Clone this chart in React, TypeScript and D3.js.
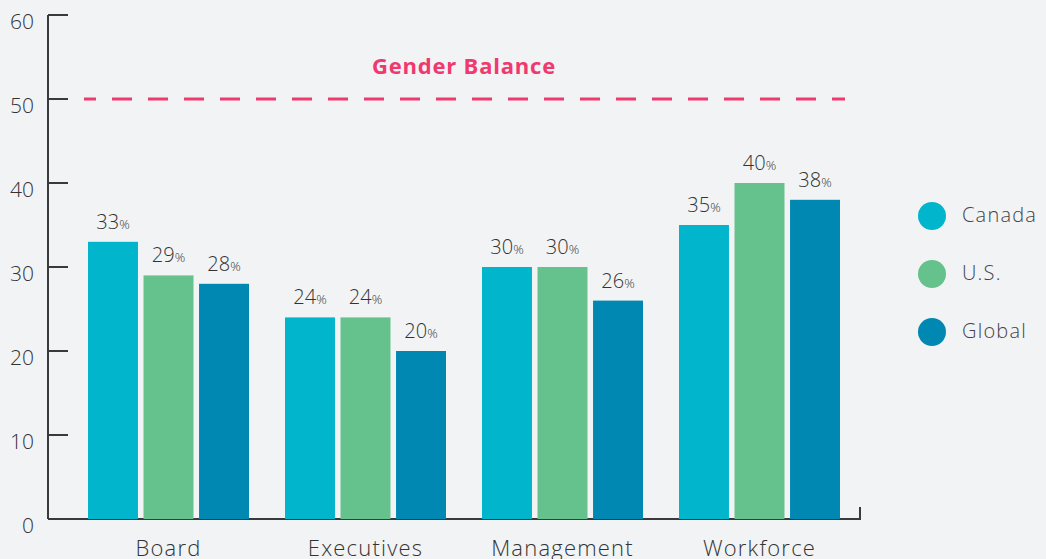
import React from "react";
import * as d3 from "d3";

const categories = ["Board", "Executives", "Management", "Workforce"];
const seriesNames = ["Canada", "U.S.", "Global"];
const canada = [33, 24, 30, 35];
const us = [29, 24, 30, 40];
const global = [28, 20, 26, 38];
const yTicks = [0, 10, 20, 30, 40, 50, 60];
const balanceValue = 50;
const balanceLabel = "Gender Balance";
const colors = ["#00b5cc", "#65c28c", "#0088b2"];

const W = 1046;
const H = 559;
const FONT = "'Open Sans', Lato, sans-serif";

export default function App() {
  const series = [canada, us, global];
  const y = d3.scaleLinear().domain([0, 60]).range([519, 15]);
  const x0 = d3.scaleBand<string>().domain(categories).range([70, 858]).paddingInner(0).paddingOuter(0);
  const x1 = d3
    .scaleBand<string>()
    .domain(seriesNames)
    .range([18, x0.bandwidth() - 18])
    .paddingInner(0.1)
    .paddingOuter(0);
  const axisX = 48;
  const axisEnd = 860;

  return (
    <svg
      width={W}
      height={H}
      style={{ position: "absolute", left: 0, top: 0, display: "block", background: "#f2f3f5" }}
      fontFamily={FONT}
    >
      <rect x={0} y={0} width={W} height={H} fill="#f2f3f5" />
      {/* y axis */}
      <line x1={axisX} x2={axisX} y1={y(60)} y2={y(0)} stroke="#3a3a3a" strokeWidth={2} />
      {yTicks.map((t) => (
        <g key={t}>
          <line x1={axisX} x2={axisX + 20} y1={y(t)} y2={y(t)} stroke="#3a3a3a" strokeWidth={2} />
          <text x={34} y={y(t) + 8} textAnchor="end" dominantBaseline="middle" fontSize={21} fontWeight={300} fill="#333">
            {t}
          </text>
        </g>
      ))}
      {/* x axis */}
      <line x1={axisX} x2={axisEnd} y1={y(0)} y2={y(0)} stroke="#3a3a3a" strokeWidth={2} />
      <line x1={axisEnd} x2={axisEnd} y1={y(0) + 1} y2={y(0) - 12} stroke="#3a3a3a" strokeWidth={2} />
      {/* balance line */}
      <line
        x1={84}
        x2={845}
        y1={y(balanceValue)}
        y2={y(balanceValue)}
        stroke="#f0396e"
        strokeWidth={3}
        strokeDasharray="20 16"
        strokeDashoffset={8}
      />
      <text
        x={464}
        y={y(balanceValue) - 31}
        textAnchor="middle"
        dominantBaseline="middle"
        fontSize={22}
        fontWeight={700}
        letterSpacing={0.8}
        fill="#f0396e"
      >
        {balanceLabel}
      </text>
      {/* bars */}
      {categories.map((c, ci) => (
        <g key={c} transform={`translate(${x0(c)},0)`}>
          {seriesNames.map((s, si) => {
            const v = series[si][ci];
            const bx = x1(s)!;
            return (
              <g key={s}>
                <rect x={bx} y={y(v)} width={x1.bandwidth()} height={y(0) - y(v)} fill={colors[si]} />
                <text x={bx + x1.bandwidth() / 2} y={y(v) - 13} textAnchor="middle" fill="#333" fontWeight={300}>
                  <tspan fontSize={20}>{v}</tspan>
                  <tspan fontSize={13}>%</tspan>
                </text>
              </g>
            );
          })}
          <text
            x={x0.bandwidth() / 2}
            y={556}
            textAnchor="middle"
            fontSize={22}
            fontWeight={300}
            letterSpacing={1.2}
            fill="#333"
          >
            {c}
          </text>
        </g>
      ))}
      {/* legend */}
      {seriesNames.map((s, i) => (
        <g key={s} transform={`translate(932,${216 + i * 58})`}>
          <circle r={14} fill={colors[i]} />
          <text x={30} y={1} dominantBaseline="middle" fontSize={20} fontWeight={300} letterSpacing={1.2} fill="#444">
            {s}
          </text>
        </g>
      ))}
    </svg>
  );
}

-- -- --

:: Task brief ::
Output the data above without changes, apart from leaving out the pictures.

:: Result of the task ::
Clone this chart in React, TypeScript and D3.js.
import React from "react";
import * as d3 from "d3";

const categories = ["Board", "Executives", "Management", "Workforce"];
const seriesNames = ["Canada", "U.S.", "Global"];
const canada = [33, 24, 30, 35];
const us = [29, 24, 30, 40];
const global = [28, 20, 26, 38];
const yTicks = [0, 10, 20, 30, 40, 50, 60];
const balanceValue = 50;
const balanceLabel = "Gender Balance";
const colors = ["#00b5cc", "#65c28c", "#0088b2"];

const W = 1046;
const H = 559;
const FONT = "'Open Sans', Lato, sans-serif";

export default function App() {
  const series = [canada, us, global];
  const y = d3.scaleLinear().domain([0, 60]).range([519, 15]);
  const x0 = d3.scaleBand<string>().domain(categories).range([70, 858]).paddingInner(0).paddingOuter(0);
  const x1 = d3
    .scaleBand<string>()
    .domain(seriesNames)
    .range([18, x0.bandwidth() - 18])
    .paddingInner(0.1)
    .paddingOuter(0);
  const axisX = 48;
  const axisEnd = 860;

  return (
    <svg
      width={W}
      height={H}
      style={{ position: "absolute", left: 0, top: 0, display: "block", background: "#f2f3f5" }}
      fontFamily={FONT}
    >
      <rect x={0} y={0} width={W} height={H} fill="#f2f3f5" />
      {/* y axis */}
      <line x1={axisX} x2={axisX} y1={y(60)} y2={y(0)} stroke="#3a3a3a" strokeWidth={2} />
      {yTicks.map((t) => (
        <g key={t}>
          <line x1={axisX} x2={axisX + 20} y1={y(t)} y2={y(t)} stroke="#3a3a3a" strokeWidth={2} />
          <text x={34} y={y(t) + 8} textAnchor="end" dominantBaseline="middle" fontSize={21} fontWeight={300} fill="#333">
            {t}
          </text>
        </g>
      ))}
      {/* x axis */}
      <line x1={axisX} x2={axisEnd} y1={y(0)} y2={y(0)} stroke="#3a3a3a" strokeWidth={2} />
      <line x1={axisEnd} x2={axisEnd} y1={y(0) + 1} y2={y(0) - 12} stroke="#3a3a3a" strokeWidth={2} />
      {/* balance line */}
      <line
        x1={84}
        x2={845}
        y1={y(balanceValue)}
        y2={y(balanceValue)}
        stroke="#f0396e"
        strokeWidth={3}
        strokeDasharray="20 16"
        strokeDashoffset={8}
      />
      <text
        x={464}
        y={y(balanceValue) - 31}
        textAnchor="middle"
        dominantBaseline="middle"
        fontSize={22}
        fontWeight={700}
        letterSpacing={0.8}
        fill="#f0396e"
      >
        {balanceLabel}
      </text>
      {/* bars */}
      {categories.map((c, ci) => (
        <g key={c} transform={`translate(${x0(c)},0)`}>
          {seriesNames.map((s, si) => {
            const v = series[si][ci];
            const bx = x1(s)!;
            return (
              <g key={s}>
                <rect x={bx} y={y(v)} width={x1.bandwidth()} height={y(0) - y(v)} fill={colors[si]} />
                <text x={bx + x1.bandwidth() / 2} y={y(v) - 13} textAnchor="middle" fill="#333" fontWeight={300}>
                  <tspan fontSize={20}>{v}</tspan>
                  <tspan fontSize={13}>%</tspan>
                </text>
              </g>
            );
          })}
          <text
            x={x0.bandwidth() / 2}
            y={556}
            textAnchor="middle"
            fontSize={22}
            fontWeight={300}
            letterSpacing={1.2}
            fill="#333"
          >
            {c}
          </text>
        </g>
      ))}
      {/* legend */}
      {seriesNames.map((s, i) => (
        <g key={s} transform={`translate(932,${216 + i * 58})`}>
          <circle r={14} fill={colors[i]} />
          <text x={30} y={1} dominantBaseline="middle" fontSize={20} fontWeight={300} letterSpacing={1.2} fill="#444">
            {s}
          </text>
        </g>
      ))}
    </svg>
  );
}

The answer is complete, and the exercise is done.